Bu sözü, yani “Kürt terörist olamaz, teröristse Kürt denmez” ifadesini MHP lideri Dr. Devlet Bahçeli kullanmıştı. Belki de Bahçeli’nin bu sözüyle, PKK ve Kürt ikileminde bugüne kadar söylenebilecek en net cümleyi, böyle yalın bir ifadeyle ilk kez duymuştuk.

 

Bahçeli, 2018 yılındaki genel seçimlerde partisinin seçim bildirgesini açıkladığında, özel bir yer vermişti bu mevzuya. “Kürtlerin MHP’ye karşı olduğu” algısına karşı güzel bir yanıttı söyledikleri…

 

Devlet Bahçeli’nin bu çıkışını değerlendirdiğim köşe yazımda ben de şu cümleleri kurmuştum:

 

“Yıllardır yazıp çiziyoruz. Bu ülkede bir Kürt sorunu yoktur, terör meselesi vardır. Rize’de fındık, Tokat’ta sebze üretenin, Ege’deki sanayicinin, İç Anadolu’daki yatırımcının derdiyle dertlenmeyip; yaptığı çocuk sayısı kadar devletten para alan, kaçak elektrik kullanan, kaçakçılık yapıp vergi kaçıran Türkiye'nin doğusu için kafa yoranların, bu ülkenin diğer bölgeleri için hiçbir öngörüleri yoktur.

 

Ege'nin, Karadeniz'in, Akdeniz'in sorunu yok, bir tek Doğu ve Güneydoğu Anadolu'nun meselesi var, bir tek Kürtlerin seçim vaatlerine girmeyi hak edecek realiteleri bulunmakta! Hem öyle bir algı tutulması ki, cezaevinde ‘terör örgütüne üye olmak’ suçundan yatan HDP Eş Genel Başkanı Selahattin Demirtaş'ın cezaevinden çıkması için koro halinde çağrıda bulunanlar da var! Ama ne yok? FETÖ ve diğer terör örgütleriyle mücadeleyi nasıl yapacaklarına dair bir tek ipucu bile yok!”

 

Yine o yazımda, MHP’nin kurucu lideri Alparslan Türkeş’in değerlendirmelerine de yer vererek şöyle yazmıştım:

 

“Bir de MHP'yi ‘Kürt düşmanı’ olarak gösterme çabaları var... Oysa MHP'nin kurucu Genel Başkanı Alparslan Türkeş, ‘Türkler ne kadar Türk’se, Kürtler de o kadar Türk’tür, Kürtler ne kadar Kürt’se Türkler de o kadar Kürt’tür’ derken, MHP Genel Başkanı Devlet Bahçeli de  ‘Türkiye'nin her tarafında yaşamakta olan ve ana dili Kürtçe olmakla beraber, birinci sınıf vatandaş konumundaki insanlarımızı PKK ile özdeşleştirerek, PKK'nın hedeflerine varmayı kolaylaştırıcı hatalara düşülmemelidir.
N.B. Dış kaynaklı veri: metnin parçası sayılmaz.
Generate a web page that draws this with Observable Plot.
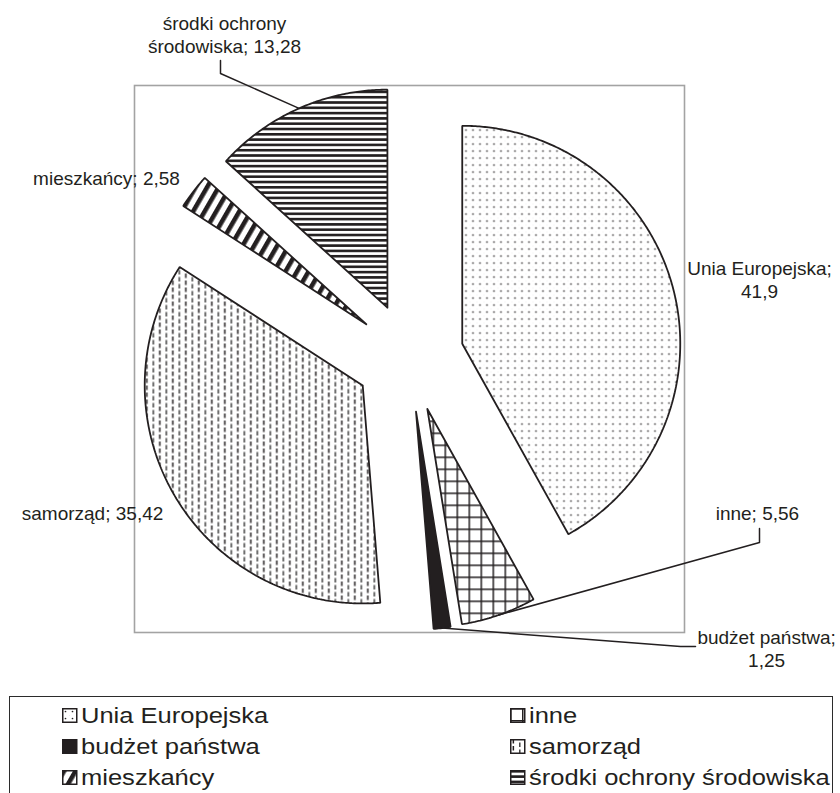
<!DOCTYPE html>
<html>
<head>
<meta charset="utf-8">
<script src="https://cdn.jsdelivr.net/npm/d3@7"></script>
<script src="https://cdn.jsdelivr.net/npm/@observablehq/plot@0.6"></script>
<style>
html, body { margin: 0; padding: 0; width: 840px; height: 793px; overflow: hidden; background: #fff; }
body { font-family: "Liberation Sans", Arial, sans-serif; color: #231f20; position: relative; }
#chart { position: absolute; left: 0; top: 0; }
#legend { position: absolute; left: 9px; top: 696px; width: 824px; height: 140px; border: 1.5px solid #2b2b2b; box-sizing: border-box; font-size: 22px; }
.item { position: absolute; display: flex; align-items: center; height: 31px; white-space: nowrap; }
.item svg { margin-right: 3px; flex: none; }
.item span { display: inline-block; transform: scaleX(1.16); transform-origin: 0 50%; }
</style>
</head>
<body>
<svg width="0" height="0" style="position:absolute;left:0;top:0">
  <defs>
    <pattern id="p-ue" patternUnits="userSpaceOnUse" width="7" height="7">
      <rect width="7" height="7" fill="#fff"/>
      <circle cx="3.5" cy="3.5" r="0.85" fill="#231f20"/>
      <circle cx="0" cy="0" r="0.5" fill="#b5b5b5"/>
    </pattern>
    <pattern id="p-inne" patternUnits="userSpaceOnUse" width="12" height="12">
      <rect width="12" height="12" fill="#fff"/>
      <path d="M0 0.75H12M0.75 0V12" stroke="#231f20" stroke-width="1.5"/>
    </pattern>
    <pattern id="p-sam" patternUnits="userSpaceOnUse" width="13" height="7">
      <rect width="13" height="7" fill="#fff"/>
      <rect x="2.6" y="0" width="1.5" height="4.5" fill="#231f20"/>
      <rect x="9.1" y="3.5" width="1.4" height="4.5" fill="#333"/>
      <rect x="9.1" y="-3.5" width="1.4" height="4.5" fill="#333"/>
    </pattern>
    <pattern id="p-mie" patternUnits="userSpaceOnUse" width="10" height="10" patternTransform="rotate(30)">
      <rect width="10" height="10" fill="#fff"/>
      <rect x="0" y="0" width="4.6" height="10" fill="#231f20"/>
    </pattern>
    <pattern id="p-sro" patternUnits="userSpaceOnUse" width="10" height="5.3">
      <rect width="10" height="5.3" fill="#fff"/>
      <rect x="0" y="0" width="10" height="2.6" fill="#231f20"/>
    </pattern>
  </defs>
</svg>
<div id="chart"></div>
<div id="legend"></div>
<script>
// ---- data ----
const categories = ["Unia Europejska", "inne", "budżet państwa", "samorząd", "mieszkańcy", "środki ochrony środowiska"];
const values = [41.9, 5.56, 1.25, 35.42, 2.58, 13.28];

// ---- styles (not data) ----
const fills = ["url(#p-ue)", "url(#p-inne)", "#231f20", "url(#p-sam)", "url(#p-mie)", "url(#p-sro)"];
const ink = "#231f20";

// label layout: position in pie-radius units relative to pie centre, words on first line (0 = single line)
const labelLayout = [
  {x: 1.6055, y: 0.359, wrap: 2},
  {x: 1.596, y: -0.712, wrap: 0},
  {x: 1.638, y: -1.3335, wrap: 2},
  {x: -1.454, y: -0.712, wrap: 0},
  {x: -1.390, y: 0.8248, wrap: 0},
  {x: -0.8486, y: 1.483, wrap: 2}
];
// leader line stubs (from label side) – ends at the slice's mid-arc point
const leaderLayout = [
  {slice: 5, stub: [[-0.867, 1.362], [-0.867, 1.303]]},
  {slice: 1, stub: [[1.6055, -0.784], [1.6055, -0.849]]},
  {slice: 2, stub: [[1.312, -1.326], [1.243, -1.326]]}
];

const explode = 0.25;
const TAU = 2 * Math.PI;
const total = d3.sum(values);
const fmt = v => String(v).replace(".", ",");

let acc = 0;
const slices = categories.map((c, i) => {
  const a0 = acc / total * TAU; acc += values[i]; const a1 = acc / total * TAU;
  const mid = (a0 + a1) / 2;
  const cx = explode * Math.sin(mid), cy = explode * Math.cos(mid);
  const n = Math.max(2, Math.ceil((a1 - a0) / (Math.PI / 360)));
  const pts = [{x: cx, y: cy}];
  for (let k = 0; k <= n; k++) {
    const a = a0 + (a1 - a0) * k / n;
    pts.push({x: cx + Math.sin(a), y: cy + Math.cos(a)});
  }
  pts.push({x: cx, y: cy});
  return {category: c, value: values[i], pts, edge: {x: cx + Math.sin(mid), y: cy + Math.cos(mid)}};
});

const labels = slices.map((s, i) => {
  const words = `${s.category}; ${fmt(s.value)}`.split(" ");
  const w = labelLayout[i].wrap;
  const text = w ? words.slice(0, w).join(" ") + "\n" + words.slice(w).join(" ") : words.join(" ");
  return {x: labelLayout[i].x, y: labelLayout[i].y, text};
});

const leaders = leaderLayout.map(l => [...l.stub.map(([x, y]) => ({x, y})), slices[l.slice].edge]);

const plot = Plot.plot({
  width: 840,
  height: 690,
  marginLeft: 134,
  marginRight: 156,
  marginTop: 85,
  marginBottom: 58,
  x: {domain: [-275 / 218, 275 / 218], axis: null},
  y: {domain: [-275 / 218, 272 / 218], axis: null},
  style: {fontFamily: "Liberation Sans, Arial, sans-serif", background: "#fff", overflow: "visible"},
  marks: [
    Plot.frame({stroke: "#a3a3a3", strokeWidth: 1.6}),
    ...slices.map((s, i) => Plot.line(s.pts, {x: "x", y: "y", curve: "linear", fill: fills[i], stroke: ink, strokeWidth: 1.8, strokeLinejoin: "miter"})),
    ...leaders.map(pts => Plot.line(pts, {x: "x", y: "y", curve: "linear", stroke: ink, strokeWidth: 1.5})),
    Plot.text(labels, {x: "x", y: "y", text: "text", fontSize: 19, lineHeight: 1.21, fill: ink, textAnchor: "middle", lineAnchor: "middle"})
  ]
});
document.getElementById("chart").appendChild(plot);

// legend (row-major, two columns)
const legend = document.getElementById("legend");
const colLeft = [52, 500];
categories.forEach((c, i) => {
  const item = document.createElement("div");
  item.className = "item";
  item.style.left = colLeft[i % 2] + "px";
  item.style.top = (3 + Math.floor(i / 2) * 31) + "px";
  item.innerHTML = `<svg width="16" height="15"><rect x="0.75" y="0.75" width="14" height="13.5" fill="${fills[i]}" stroke="${ink}" stroke-width="1.5"/></svg><span>${c}</span>`;
  legend.appendChild(item);
});
</script>
</body>
</html>
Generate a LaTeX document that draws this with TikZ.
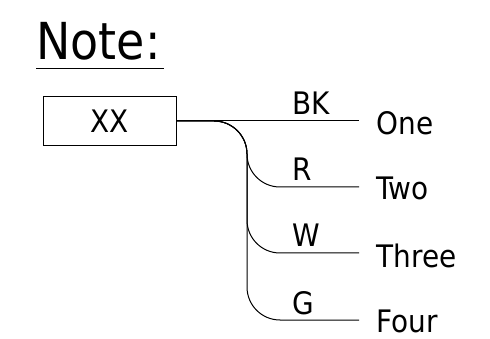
\documentclass[tikz,border=0pt]{standalone}
\usepackage{fontspec}
\setmainfont{DejaVu Sans Condensed}
\begin{document}
\begin{tikzpicture}[x=1pt, y=-1pt, line width=1pt,
        wire/.style = {rounded corners=33pt},
        tag/.style = {font=\fontsize{31}{31}\selectfont, inner sep=0pt}]
            \useasboundingbox (0,0) rectangle (490,339);
            \node[font=\fontsize{51}{51}\selectfont, inner sep=0pt, anchor=base west] (note) at (36,60) {Note:};
            \draw ([yshift=-9pt]note.base west) -- ([xshift=3pt, yshift=-9pt]note.base east);
            \node[draw, tag, minimum width=133pt, minimum height=49pt] (xx) at (110,121) {XX};
            \coordinate (e1) at (359,121);
            \coordinate (e2) at (359,187);
            \coordinate (e3) at (359,253);
            \coordinate (e4) at (359,320);
            \draw[] (xx.east) to (e1);
            \draw[wire] (xx.east) -| (247,187) -- (e2);
            \draw[wire] (xx.east) -| (247,253) -- (e3);
            \draw[wire] (xx.east) -| (247,320) -- (e4);
            \node[tag, anchor=base west] (c1) at (292,115) {BK};
            \node[tag, anchor=base west] (c2) at (292,181) {R};
            \node[tag, anchor=base west] (c3) at (292,247) {W};
            \node[tag, anchor=base west] (c4) at (292,314) {G};
            \node[tag, anchor=base west] (1) at (376,135) {One};
            \node[tag, anchor=base west] (2) at (376,200) {Two};
            \node[tag, anchor=base west] (3) at (376,267) {Three};
            \node[tag, anchor=base west] (4) at (376,332) {Four};
        \end{tikzpicture}
\end{document}
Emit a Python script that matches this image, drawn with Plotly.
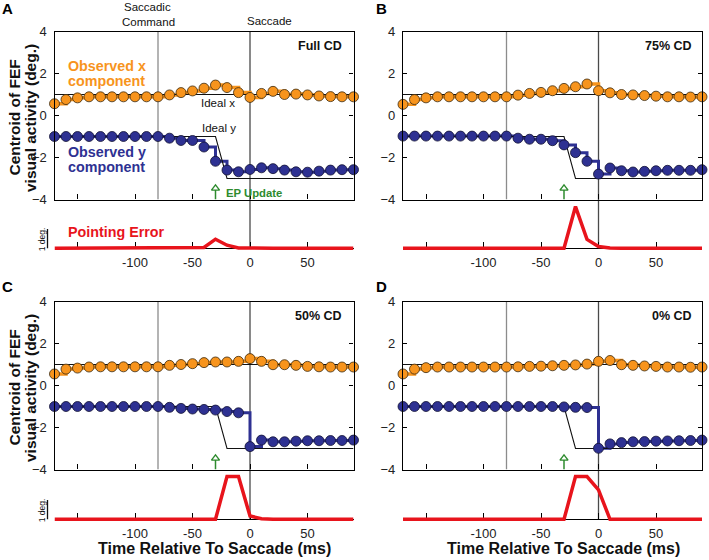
import plotly.graph_objects as go

W, H = 709, 560

# ---------------- data ----------------
t = list(range(-170, 91, 10))  # 27 samples, ms relative to saccade

obs_x_A = [0.56, 0.76, 0.84, 0.89, 0.89, 0.89, 0.89, 0.89, 0.89, 0.89,
           0.98, 1.09, 1.17, 1.30, 1.45, 1.33, 1.09, 0.86,
           1.05, 1.15, 1.00, 1.02, 0.98, 0.93, 0.90, 0.89, 0.89]
obs_y_A = [-1.0] * 10 + [-1.08, -1.19, -1.19, -1.50, -2.18, -2.60, -2.68, -2.57,
                         -2.49, -2.53, -2.60, -2.68, -2.70, -2.65, -2.60, -2.58, -2.58]
err_A = [0] * 13 + [0.04, 0.47, 0.16, 0.02, 0] + [0] * 9

obs_x_B = [0.53, 0.76, 0.84, 0.89, 0.89, 0.89, 0.89, 0.89, 0.89, 0.89,
           0.97, 1.05, 1.10, 1.18, 1.29, 1.37, 1.50, 1.18,
           1.08, 1.00, 0.98, 0.95, 0.92, 0.89, 0.89, 0.88, 0.89]
obs_y_B = [-0.98] * 10 + [-1.08, -1.13, -1.13, -1.20, -1.40, -1.77, -2.18, -2.79,
                          -2.50, -2.63, -2.69, -2.66, -2.63, -2.61, -2.61, -2.61, -2.58]
err_B = [0] * 15 + [2.15, 0.46, 0.09, 0.02] + [0] * 8

obs_x_C = [0.55, 0.78, 0.83, 0.88, 0.89, 0.89, 0.89, 0.89, 0.89, 0.89,
           0.96, 1.00, 1.04, 1.09, 1.12, 1.12, 1.15, 1.28,
           1.15, 0.99, 0.99, 0.96, 0.91, 0.89, 0.88, 0.88, 0.88]
obs_y_C = [-1.0] * 10 + [-1.04, -1.09, -1.12, -1.14, -1.17, -1.24, -1.30, -2.91,
                         -2.60, -2.68, -2.68, -2.65, -2.63, -2.63, -2.62, -2.62, -2.60]
err_C = [0] * 15 + [2.2, 2.2, 0.17, 0.03] + [0] * 8

obs_x_D = [0.55, 0.78, 0.85, 0.88, 0.88, 0.88, 0.88, 0.88, 0.88, 0.88,
           0.89, 0.91, 0.92, 0.94, 0.96, 0.98, 1.02, 1.15,
           1.19, 0.99, 0.96, 0.93, 0.91, 0.88, 0.88, 0.87, 0.88]
obs_y_D = [-1.0] * 14 + [-1.02, -1.04, -1.05, -2.99,
                         -2.78, -2.72, -2.68, -2.67, -2.65, -2.64, -2.63, -2.62, -2.60]
err_D = [0] * 15 + [2.2, 2.2, 1.52, 0] + [0] * 8

ideal_t = [-170, -30, -20, 90]
ideal_y = [-1, -1, -3, -3]
ideal_x_t = [-170, 90]
ideal_x = [1, 1]

saccade_cmd_t = -80
saccade_t = 0
ep_update_t = -30

panel_letters = ["A", "B", "C", "D"]
panel_titles = ["Full CD", "75% CD", "50% CD", "0% CD"]
x_tickvals = [-150, -100, -50, 0, 50]
x_ticktext = ["", "-100", "-50", "0", "50"]
y_tickvals = [-4, -2, 0, 2, 4]

obs_x = [obs_x_A, obs_x_B, obs_x_C, obs_x_D]
obs_y = [obs_y_A, obs_y_B, obs_y_C, obs_y_D]
errs = [err_A, err_B, err_C, err_D]

# ---------------- style ----------------
ORANGE = "#F7941D"
NAVY = "#2E3192"
RED = "#E8141C"
GREEN = "#2E8B2E"
FONT = "Liberation Sans, Arial, sans-serif"
PX_PER_DEG = 19.4

# panel geometry in pixels: (left, right, main_top, main_bottom, baseline)
geom = [
    (54.5, 353.5, 31.5, 199.5, 248.3),
    (403.0, 702.0, 31.5, 199.5, 248.3),
    (54.5, 353.5, 301.5, 469.5, 519.3),
    (403.0, 702.0, 301.5, 469.5, 519.3),
]


def px2x(px):
    return px / W


def px2y(py):
    return 1 - py / H


fig = go.Figure()
layout = dict(
    width=W, height=H,
    margin=dict(l=0, r=0, t=0, b=0, pad=0, autoexpand=False),
    paper_bgcolor="white", plot_bgcolor="rgba(0,0,0,0)",
    showlegend=False,
    font=dict(family=FONT, size=13, color="#222"),
)
shapes = []
annotations = []


def ann(text, px, py, size, color="#111", xanchor="center", yanchor="middle", angle=0):
    annotations.append(dict(
        text=text, x=px2x(px), y=px2y(py), xref="paper", yref="paper",
        xanchor=xanchor, yanchor=yanchor, showarrow=False, textangle=angle,
        font=dict(family=FONT, size=size, color=color), borderpad=0,
    ))


for i, (left, right, mtop, mbot, base) in enumerate(geom):
    mi = 2 * i + 1
    ei = 2 * i + 2
    xm = "x" if mi == 1 else f"x{mi}"
    ym = "y" if mi == 1 else f"y{mi}"
    xe = f"x{ei}"
    ye = f"y{ei}"
    xdom = [px2x(left), px2x(right)]
    err_bot = base + 6
    err_range = [-(err_bot - base) / PX_PER_DEG, (base - mbot) / PX_PER_DEG]

    layout["xaxis" if mi == 1 else f"xaxis{mi}"] = dict(
        domain=xdom, range=[-170, 90], anchor=ym,
        tickvals=x_tickvals, showticklabels=False,
        ticks="inside", ticklen=5, tickcolor="black", tickwidth=1,
        showline=True, linecolor="black", linewidth=1.3, mirror=True,
        showgrid=False, zeroline=False, automargin=False,
    )
    layout["yaxis" if mi == 1 else f"yaxis{mi}"] = dict(
        domain=[px2y(mbot), px2y(mtop)], range=[-4, 4], anchor=xm,
        tickvals=y_tickvals, ticks="inside", ticklen=4, tickcolor="black",
        showline=True, linecolor="black", linewidth=1.3, mirror="ticks",
        showgrid=False, zeroline=False, ticklabelstandoff=4, automargin=False,
        tickfont=dict(size=13, color="#222"),
    )
    layout[f"xaxis{ei}"] = dict(
        domain=xdom, range=[-170, 90], anchor="free", position=px2y(base),
        tickvals=x_tickvals, ticktext=x_ticktext,
        ticks="inside", ticklen=6, tickcolor="black", tickwidth=1,
        showline=True, linecolor="black", linewidth=1, layer="below traces",
        showgrid=False, zeroline=False, ticklabelstandoff=2, automargin=False,
        tickfont=dict(size=13, color="#222"),
    )
    layout[f"yaxis{ei}"] = dict(
        domain=[px2y(err_bot), px2y(mbot)], range=err_range, anchor=xe,
        visible=False, automargin=False,
    )

    # observed step lines
    fig.add_trace(go.Scatter(x=t, y=obs_x[i], xaxis=xm, yaxis=ym, mode="lines",
                             line=dict(color=ORANGE, width=3.5, shape="hv"), hoverinfo="skip"))
    fig.add_trace(go.Scatter(x=t, y=obs_y[i], xaxis=xm, yaxis=ym, mode="lines",
                             line=dict(color=NAVY, width=3, shape="hv"), hoverinfo="skip"))
    # ideal lines
    fig.add_trace(go.Scatter(x=ideal_x_t, y=ideal_x, xaxis=xm, yaxis=ym, mode="lines",
                             line=dict(color="#111", width=1.1), hoverinfo="skip"))
    fig.add_trace(go.Scatter(x=ideal_t, y=ideal_y, xaxis=xm, yaxis=ym, mode="lines",
                             line=dict(color="#111", width=1.1), hoverinfo="skip"))
    # markers
    fig.add_trace(go.Scatter(x=t, y=obs_x[i], xaxis=xm, yaxis=ym, mode="markers", cliponaxis=False,
                             marker=dict(color=ORANGE, size=10, line=dict(color="#3a2a10", width=0.8))))
    fig.add_trace(go.Scatter(x=t, y=obs_y[i], xaxis=xm, yaxis=ym, mode="markers", cliponaxis=False,
                             marker=dict(color=NAVY, size=10, line=dict(color="#111133", width=0.8))))
    # EP update arrow
    fig.add_trace(go.Scatter(x=[ep_update_t, ep_update_t], y=[-4, -3.55], xaxis=xm, yaxis=ym,
                             mode="lines", line=dict(color=GREEN, width=1.5), hoverinfo="skip"))
    fig.add_trace(go.Scatter(x=[ep_update_t], y=[-3.47], xaxis=xm, yaxis=ym, mode="markers",
                             cliponaxis=False,
                             marker=dict(symbol="triangle-up-open", size=7, color=GREEN,
                                         line=dict(color=GREEN, width=1.4))))
    # pointing error
    fig.add_trace(go.Scatter(x=t, y=errs[i], xaxis=xe, yaxis=ye, mode="lines", cliponaxis=False,
                             line=dict(color=RED, width=3.5), hoverinfo="skip"))

    # vertical reference lines
    shapes.append(dict(type="line", xref=xm, yref=ym, x0=saccade_cmd_t, x1=saccade_cmd_t,
                       y0=-4, y1=4, line=dict(color="#8c8c8c", width=1.3), layer="below"))
    shapes.append(dict(type="line", xref=xm, yref="paper", x0=saccade_t, x1=saccade_t,
                       y0=px2y(base), y1=px2y(mtop), line=dict(color="#4a4a4a", width=1.3),
                       layer="below"))

    # panel letter and condition title
    ann("<b>" + panel_letters[i] + "</b>", 7.2 if i % 2 == 0 else 381.2,
        mtop - 23 if i < 2 else mtop - 15.5, 15, color="#000")
    ann("<b>" + panel_titles[i] + "</b>", right - (11 if i % 2 == 0 else 9.5), mtop + 14.5,
        12.5, color="#111", xanchor="right")

    # left-column decorations
    if i % 2 == 0:
        ymid = (mtop + mbot) / 2 + 2.5
        ann("<b>Centroid of FEF</b>", 13.5, ymid, 15.5, color="#111", angle=-90)
        ann("<b>visual activity (deg.)</b>", 30, ymid, 15.5, color="#111", angle=-90)
        # 1 deg scale bar
        shapes.append(dict(type="line", xref="paper", yref=ye, x0=px2x(47.5), x1=px2x(47.5),
                           y0=0, y1=1, line=dict(color="#111", width=1.3)))
        ann("1 deg.", 41.5, base - 8.5, 8.5, color="#111", angle=-90)

    if i >= 2:
        ann("<b>Time Relative To Saccade (ms)</b>", (left + right) / 2 + 11, 548, 16, color="#111")

# panel A labels
ann("Saccadic", 147, 7.5, 11.5)
ann("Command", 148, 21.7, 11.5)
ann("Saccade", 269, 20.7, 11.5)
ann("<b>Observed x</b>", 66.5, 65.5, 14.3, color=ORANGE, xanchor="left")
ann("<b>component</b>", 66.5, 80.5, 14.3, color=ORANGE, xanchor="left")
ann("<b>Observed y</b>", 66.5, 151.7, 14.3, color=NAVY, xanchor="left")
ann("<b>component</b>", 66.5, 166.7, 14.3, color=NAVY, xanchor="left")
ann("Ideal x", 199.5, 103.3, 11.5, xanchor="left")
ann("Ideal y", 200.5, 127.7, 11.5, xanchor="left")
ann("<b>EP Update</b>", 224.5, 193.3, 11.3, color=GREEN, xanchor="left")
ann("<b>Pointing Error</b>", 66.5, 232.3, 14.3, color=RED, xanchor="left")

layout["shapes"] = shapes
layout["annotations"] = annotations
fig.update_layout(**layout)

post = (
    "document.documentElement.style.margin='0';"
    "document.documentElement.style.padding='0';"
    "document.body.style.margin='0';"
    "document.body.style.padding='0';"
    "document.body.style.overflow='hidden';"
    "document.body.style.height='560px';"
    "var g=document.getElementsByClassName('plotly-graph-div')[0];"
    "g.style.position='absolute';g.style.left='0px';g.style.top='0px';"
)
fig.write_html("out.html", config={"displayModeBar": False}, post_script=post)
Birçok sosyal alan çalışması ortaya koymaktadır ki PKK'ya destek veren insan sayısı yüzde 3 bile değildir. Ama Doğu'da olduğu gibi Türkiye'nin diğer yörelerinde de yoksulluk, işsizlik, gelir dağılımı adaletsizliği vardır. Bizim 57. Hükümetimiz döneminde, Doğu ve Güneydoğu Anadolu Eylem Planı uygulamaya konulmuştur. Bu planın geliştirilerek devamında yarar vardır.’ değerlendirmelerinde bulunmuş bir liderdir.”

 

O günden bugüne ve belki de yakın gelecekte de değişmeyecek bir yalanı bu sözlerle çürüten Milliyetçi Hareket Partisi’nin Kürtler ile olan muhabbetini, bırakın PKK’yı, bu teröristlerin okyanus ötesindeki patronları da bozamayacaktır.